Practical Applications and Trade-offs
Shell sort excels in specific scenarios:
Embedded Systems: With O(1) space complexity and no recursion, shell sort runs reliably on microcontrollers with limited stack space. The algorithm’s simplicity also means smaller code size.
Nearly-Sorted Data: When data arrives mostly sorted with occasional out-of-order elements, shell sort adapts efficiently. The early passes do minimal work, and the final insertion sort pass handles local disorder quickly.

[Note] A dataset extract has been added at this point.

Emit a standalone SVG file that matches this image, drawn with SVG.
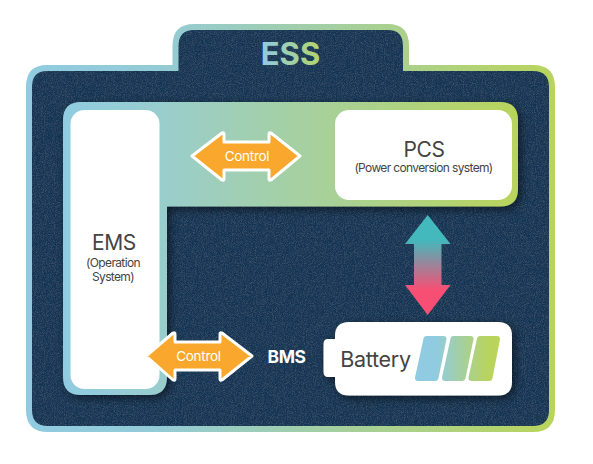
<svg xmlns="http://www.w3.org/2000/svg" width="593" height="464" viewBox="0 0 593 464">
<style>
.t{font-family:Inter,"Liberation Sans",sans-serif;text-anchor:middle;fill:#444}
.big{font-size:21px;letter-spacing:-.4px}
.sm{font-size:12px;letter-spacing:-.65px}
.c{font-family:Inter,"Liberation Sans",sans-serif;text-anchor:middle;fill:#fff;font-size:13.5px;letter-spacing:-.3px}
.a{fill:#f9a82d;stroke:#fff;stroke-width:3;stroke-linejoin:round}
.w{fill:#fff}
.cell{fill:url(#b);stroke:url(#b);stroke-width:6;stroke-linejoin:round}
</style>
<defs>
<linearGradient id="g" gradientUnits="userSpaceOnUse" x1="26" y1="0" x2="555" y2="0"><stop offset="0" stop-color="#90cbe1"/><stop offset=".25" stop-color="#93cbd6"/><stop offset="1" stop-color="#b9d45c"/></linearGradient>
<linearGradient id="l" gradientUnits="userSpaceOnUse" x1="63" y1="0" x2="518" y2="0"><stop offset="0" stop-color="#90cbe1"/><stop offset=".2" stop-color="#98cdcf"/><stop offset="1" stop-color="#b9d45c"/></linearGradient>
<linearGradient id="e" gradientUnits="userSpaceOnUse" x1="262" y1="0" x2="320" y2="0"><stop offset="0" stop-color="#90cbe1"/><stop offset="1" stop-color="#b3d46b"/></linearGradient>
<linearGradient id="v" gradientUnits="userSpaceOnUse" x1="0" y1="240" x2="0" y2="290"><stop offset="0" stop-color="#43b8bd"/><stop offset="1" stop-color="#f74f74"/></linearGradient>
<linearGradient id="b" gradientUnits="userSpaceOnUse" x1="420" y1="0" x2="500" y2="0"><stop offset=".2" stop-color="#90cbe1"/><stop offset=".85" stop-color="#b9d45c"/></linearGradient>
<filter id="s" x="-20%" y="-20%" width="140%" height="140%"><feDropShadow dx="3" dy="3" stdDeviation="5" flood-color="#000" flood-opacity=".55"/></filter>
<filter id="n" filterUnits="userSpaceOnUse" x="20" y="20" width="540" height="420"><feTurbulence type="fractalNoise" baseFrequency="1.1" numOctaves="2" seed="3"/><feColorMatrix values="0 0 0 0 .32  0 0 0 0 .42  0 0 0 0 .55  .2 .2 0 0 -.17"/><feComposite in2="SourceAlpha" operator="in"/><feMerge><feMergeNode in="SourceGraphic"/><feMergeNode/></feMerge></filter>
</defs>
<rect width="593" height="464" fill="#fff"/>
<g id="ess">
<path filter="url(#n)" d="M47 68H175.500V46Q175.500 27 194 27H388Q406 27 406 46V68H533Q552 68 552 87V410Q552 429 533 429H48Q29 429 29 410V87Q29 68 47 68Z" fill="#193452"/>
<path d="M47 68H175.500V46Q175.500 27 194 27H388Q406 27 406 46V68H533Q552 68 552 87V410Q552 429 533 429H48Q29 429 29 410V87Q29 68 47 68Z" fill="none" stroke="url(#g)" stroke-width="6"/>
<text x="290.500" y="65" font-family="Inter,'Liberation Sans',sans-serif" font-size="31" font-weight="700" text-anchor="middle" fill="url(#e)">ESS</text>
</g>
<g id="frame">
<path filter="url(#s)" d="M81 102H500Q518 102 518 120V189Q518 206.500 500 206.500H167V377Q167 395 149 395H81Q63 395 63 377V120Q63 102 81 102Z" fill="url(#l)"/>
</g>
<g id="ems">
<rect class="w" x="70.500" y="110" width="89" height="279" rx="14"/>
<text class="t big" x="114" y="250">EMS</text>
<text class="t sm" x="113" y="267">(Operation</text>
<text class="t sm" x="113" y="281">System)</text>
</g>
<g id="pcs">
<rect class="w" x="335" y="110" width="177" height="90" rx="14"/>
<text class="t big" x="424" y="157">PCS</text>
<text class="t sm" x="423.500" y="172">(Power conversion system)</text>
</g>
<g id="bms">
<text x="286.500" y="363" font-family="Inter,'Liberation Sans',sans-serif" font-size="17.500" font-weight="700" letter-spacing="-.5" text-anchor="middle" fill="#fff">BMS</text>
</g>
<g id="battery">
<g filter="url(#s)"><path class="w" d="M349 322H498Q512 322 512 336V381.500Q512 395.500 498 395.500H349Q335 395.500 335 381.500V377H328Q323.500 377 323.500 372V344Q323.500 339 328 339H335V336Q335 322 349 322Z"/></g>
<text class="t" x="375.500" y="367" font-size="21.500" letter-spacing="-.3">Battery</text>
<polygon class="cell" points="426.500,339 443.500,339 435.500,378 418,378"/>
<polygon class="cell" points="453.500,339 470.500,339 462.500,378 445,378"/>
<polygon class="cell" points="480,339 497,339 489.500,378 471.500,378"/>
</g>
<g id="connectors">
<g id="control-top"><path class="a" d="M192 156L222 133Q224 132 224 134V142H269V134Q269 132 271 133L300 156L271 180Q269 181 269 179V170H224V179Q224 181 222 180Z"/><text class="c" x="247" y="161">Control</text></g>
<g id="control-bottom"><path class="a" d="M146 356L173 333Q175 332 175 334V342H220V334Q220 332 222 333L252 356L222 380Q220 381 220 379V370H175V379Q175 381 173 380Z"/><text class="c" x="198.500" y="361">Control</text></g>
<path id="power" fill="url(#v)" d="M427.700 215L450.500 244H441.500V285H450.500L427.700 315L405 285H414V244H405Z"/>
</g>
</svg>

Teaching and Prototyping: Shell sort’s straightforward logic makes it easy to implement correctly. When you need a “good enough” sort without external dependencies, shell sort delivers.
When to avoid shell sort: For large datasets (>50,000 elements), use quicksort, merge sort, or your language’s built-in sort. For stability requirements, shell sort won’t work—it’s inherently unstable.
Conclusion
Shell sort occupies a valuable middle ground in the sorting algorithm landscape. It improves dramatically on insertion sort’s O(n²) performance while remaining simple enough to implement from memory. The choice of gap sequence matters—use Ciura’s empirical sequence for best results.
Choose shell sort when you need a compact, in-place algorithm for moderate-sized datasets, especially in memory-constrained environments. For datasets under 10,000 elements, it often matches or beats more complex O(n log n) algorithms due to lower constant factors and better cache behavior. Beyond that threshold, switch to quicksort or your standard library’s optimized sort implementation.